_TASK BRIEF_: Reproduce all the lines below exactly and omit the images.

_DATA SECTION_:
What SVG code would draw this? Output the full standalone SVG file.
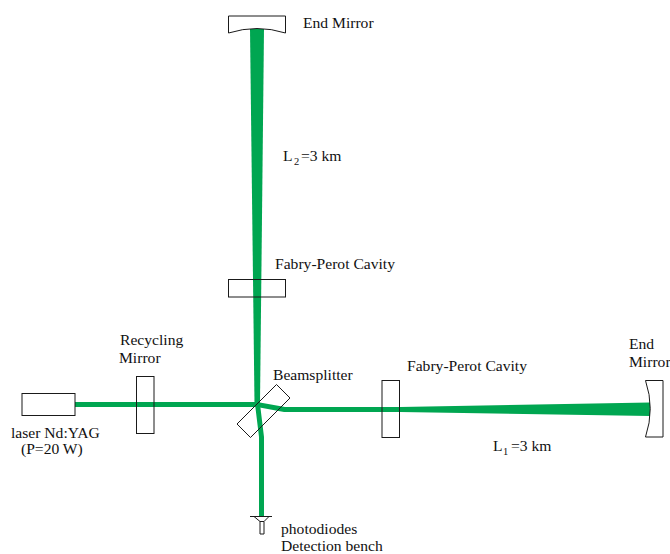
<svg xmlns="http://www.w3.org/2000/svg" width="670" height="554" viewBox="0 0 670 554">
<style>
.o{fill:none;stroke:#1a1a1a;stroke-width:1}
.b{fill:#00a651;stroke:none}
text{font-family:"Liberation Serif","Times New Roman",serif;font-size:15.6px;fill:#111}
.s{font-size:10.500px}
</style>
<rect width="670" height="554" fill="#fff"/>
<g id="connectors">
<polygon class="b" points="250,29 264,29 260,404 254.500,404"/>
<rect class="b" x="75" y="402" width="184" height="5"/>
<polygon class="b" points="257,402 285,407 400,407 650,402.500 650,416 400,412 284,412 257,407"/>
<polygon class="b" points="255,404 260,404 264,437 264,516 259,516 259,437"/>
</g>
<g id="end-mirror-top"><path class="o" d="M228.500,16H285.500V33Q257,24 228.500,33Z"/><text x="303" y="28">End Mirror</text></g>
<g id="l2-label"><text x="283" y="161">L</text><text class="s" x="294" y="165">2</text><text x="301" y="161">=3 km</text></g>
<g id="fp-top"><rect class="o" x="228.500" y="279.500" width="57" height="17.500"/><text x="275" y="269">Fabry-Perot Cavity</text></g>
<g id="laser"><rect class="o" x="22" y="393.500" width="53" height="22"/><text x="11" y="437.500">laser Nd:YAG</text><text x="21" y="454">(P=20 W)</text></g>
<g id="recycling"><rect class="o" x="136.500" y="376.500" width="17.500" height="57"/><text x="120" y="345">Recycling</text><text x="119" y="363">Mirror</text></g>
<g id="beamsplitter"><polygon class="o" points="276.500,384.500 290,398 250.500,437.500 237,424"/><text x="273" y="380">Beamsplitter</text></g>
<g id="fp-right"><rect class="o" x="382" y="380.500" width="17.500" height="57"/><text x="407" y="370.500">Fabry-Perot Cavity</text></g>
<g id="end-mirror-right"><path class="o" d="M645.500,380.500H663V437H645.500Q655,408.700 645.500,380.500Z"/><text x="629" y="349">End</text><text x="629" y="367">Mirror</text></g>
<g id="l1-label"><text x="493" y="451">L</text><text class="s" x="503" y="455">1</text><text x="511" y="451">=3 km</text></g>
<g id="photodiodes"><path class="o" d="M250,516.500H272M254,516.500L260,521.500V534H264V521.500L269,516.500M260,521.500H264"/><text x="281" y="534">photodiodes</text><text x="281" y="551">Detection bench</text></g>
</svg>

_OUTPUT FOR THIS TASK_:
What SVG code would draw this? Output the full standalone SVG file.
<svg xmlns="http://www.w3.org/2000/svg" width="670" height="554" viewBox="0 0 670 554">
<style>
.o{fill:none;stroke:#1a1a1a;stroke-width:1}
.b{fill:#00a651;stroke:none}
text{font-family:"Liberation Serif","Times New Roman",serif;font-size:15.6px;fill:#111}
.s{font-size:10.500px}
</style>
<rect width="670" height="554" fill="#fff"/>
<g id="connectors">
<polygon class="b" points="250,29 264,29 260,404 254.500,404"/>
<rect class="b" x="75" y="402" width="184" height="5"/>
<polygon class="b" points="257,402 285,407 400,407 650,402.500 650,416 400,412 284,412 257,407"/>
<polygon class="b" points="255,404 260,404 264,437 264,516 259,516 259,437"/>
</g>
<g id="end-mirror-top"><path class="o" d="M228.500,16H285.500V33Q257,24 228.500,33Z"/><text x="303" y="28">End Mirror</text></g>
<g id="l2-label"><text x="283" y="161">L</text><text class="s" x="294" y="165">2</text><text x="301" y="161">=3 km</text></g>
<g id="fp-top"><rect class="o" x="228.500" y="279.500" width="57" height="17.500"/><text x="275" y="269">Fabry-Perot Cavity</text></g>
<g id="laser"><rect class="o" x="22" y="393.500" width="53" height="22"/><text x="11" y="437.500">laser Nd:YAG</text><text x="21" y="454">(P=20 W)</text></g>
<g id="recycling"><rect class="o" x="136.500" y="376.500" width="17.500" height="57"/><text x="120" y="345">Recycling</text><text x="119" y="363">Mirror</text></g>
<g id="beamsplitter"><polygon class="o" points="276.500,384.500 290,398 250.500,437.500 237,424"/><text x="273" y="380">Beamsplitter</text></g>
<g id="fp-right"><rect class="o" x="382" y="380.500" width="17.500" height="57"/><text x="407" y="370.500">Fabry-Perot Cavity</text></g>
<g id="end-mirror-right"><path class="o" d="M645.500,380.500H663V437H645.500Q655,408.700 645.500,380.500Z"/><text x="629" y="349">End</text><text x="629" y="367">Mirror</text></g>
<g id="l1-label"><text x="493" y="451">L</text><text class="s" x="503" y="455">1</text><text x="511" y="451">=3 km</text></g>
<g id="photodiodes"><path class="o" d="M250,516.500H272M254,516.500L260,521.500V534H264V521.500L269,516.500M260,521.500H264"/><text x="281" y="534">photodiodes</text><text x="281" y="551">Detection bench</text></g>
</svg>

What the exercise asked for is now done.